One of the proposals in the budget was to make the Employees' Provident Fund (EPF) taxable, this move will affect about five crore investors of the retirement savings scheme. The proposal calls for 40% of the contributions made to EPF after April 1 to me made tax free on withdrawal. Currently, the entire EPF corpus is tax-free at the time of withdrawal upon the completion of five continuous years of service by the employee. This is against a proposal that makes the National Pension Scheme more tax friendly such as; no service tax on the premium paid for purchasing annuities using the corpus. The proposal also allows subscribers to the EPF a one-time ‘tax-free’ shift to the NPS.
Personal Income Taxation
Whereas no changes have been made to the existing income tax slabs, slight relief comes in the deduction applicable for rent paid will be increased from Rs 20,000 to Rs 60,000 for the benefit of tenants. Additionally an exemption of Rs. 50,000 for housing loans of up to Rs. 35 lakh and a proposed exemption of service tax for housing construction of houses smaller than 60 square meters. Further, to these ‘goodies’ there is a proposal to extend the limit of presumptive tax scheme to taxpayers who have an annual turnover that does not exceed Rs 2 crore from present Rs. 1 crore limit.
Taxation on Your Investments
There were no proposed changes in capital gains tax for listed stocks. Nevertheless, an additional tax of 10% on dividends in excess of Rs. 10 lakh and a corresponding increase in stock transaction tax would dampen the gains.

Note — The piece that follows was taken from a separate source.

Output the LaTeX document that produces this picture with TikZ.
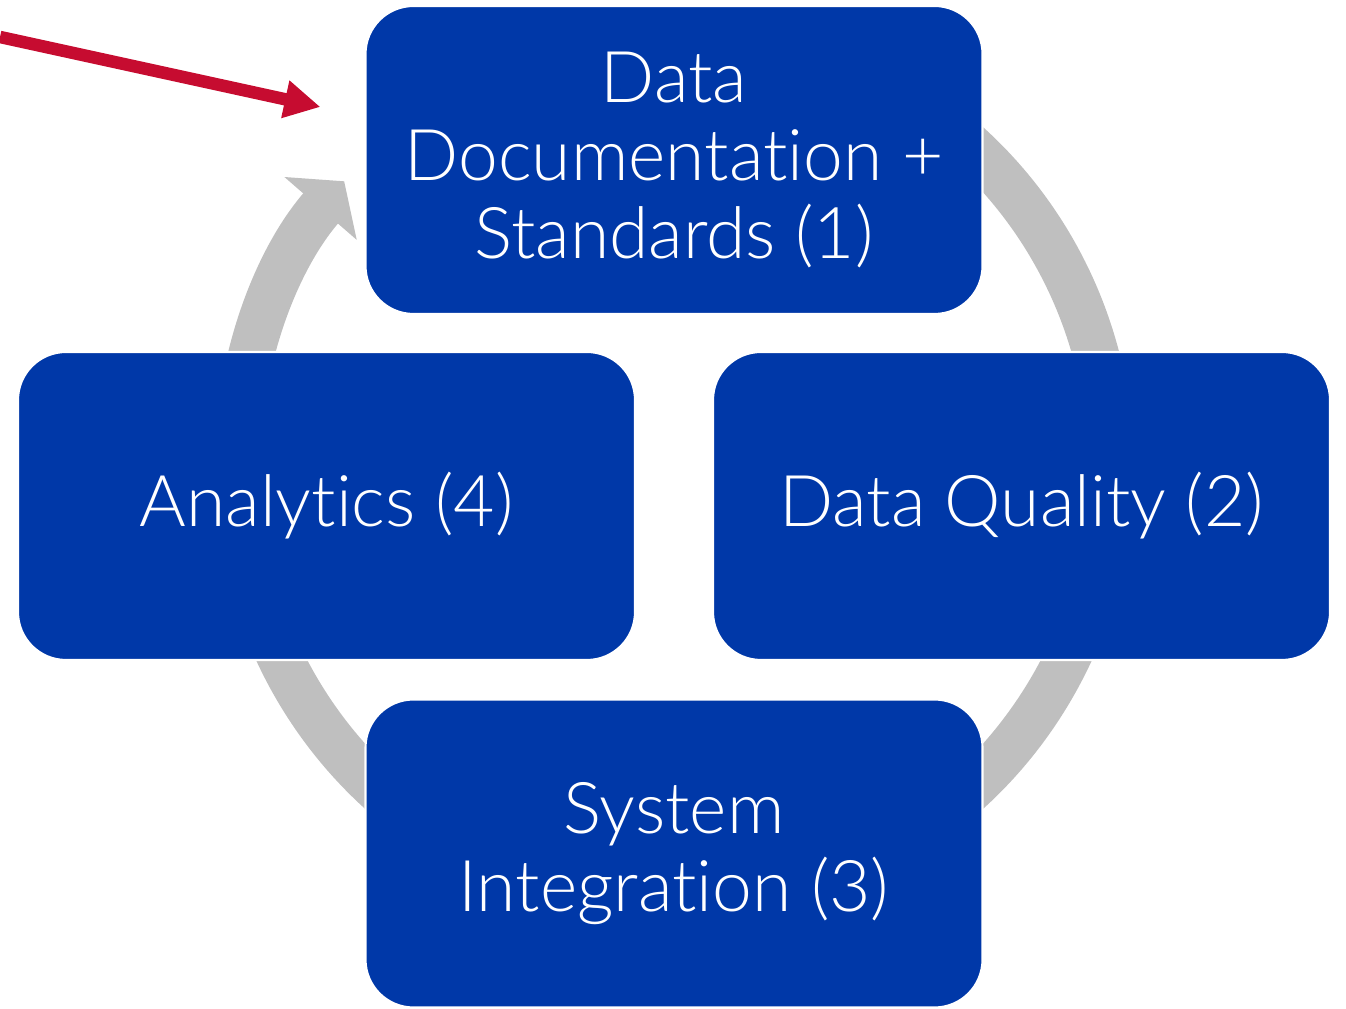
\documentclass[tikz,border=0pt]{standalone}
\usepackage{fontspec}
\IfFontExistsTF{Lato Light}{\setmainfont{Lato Light}[Ligatures=NoCommon]}{\setmainfont{Lato}[Ligatures=NoCommon]}
\usepackage{tikz}
\usetikzlibrary{calc}
\usetikzlibrary{arrows.meta}
\usetikzlibrary{positioning}
\definecolor{stageblue}{RGB}{0,56,168}
\definecolor{ringgray}{RGB}{191,191,191}
\definecolor{pointred}{RGB}{198,12,48}
\tikzset{>=latex}
\tikzstyle{stage} = [rectangle, rounded corners=0.48cm, fill=stageblue, draw=white, line width=0.6pt, minimum width=6.17cm, minimum height=3.08cm, text=white, align=center, font=\fontsize{20.3}{22.2}\selectfont]
\tikzstyle{cycle} = [draw=ringgray, line width=0.46cm, -{Triangle[length=0.36cm, width=0.94cm]}]
\tikzstyle{pointer} = [draw=pointred, line width=0.125cm, -{Triangle[length=0.36cm, width=0.36cm]}]

\begin{document}
\begin{tikzpicture}
\useasboundingbox (0,0) rectangle (13.46,10.08);
%\node [draw=none] at (6.74,5.4) {cycle};
\coordinate (O) at (6.74, 5.40);
\draw [cycle] (O) ++(60:4.37) arc[start angle=60, end angle=-221, radius=4.37];
\node [stage] (D) at (6.74, 8.48) {Data\\Documentation +\\Standards (1)};
\node [stage] (Q) at (10.215, 5.02) {Data Quality (2)};
\node [stage] (S) at (6.74, 1.545) {System\\Integration (3)};
\node [stage] (A) at (3.265, 5.02) {Analytics (4)};
\coordinate (P) at (0, 9.71);
\draw [pointer] (P) to ($(D.west)+(-0.44, 0.53)$);
\end{tikzpicture}
\end{document}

Easing Tax Compliance and Dispute Resolution
To ease tax compliance and dispute resolution the budget proposed to grant relief to taxpayers on payment of 15% of a disputed tax demand resolution of an appeal. This proposal alongside several proposals to reform tax reporting procedures and reporting forms will go a long way to help avoid taxpayer harassment and ease compliance.
This budget followed recommendations with the Justice Easwar committee’s report on tax simplification. That promotes growth, reduces tax litigation and harnesses compliance.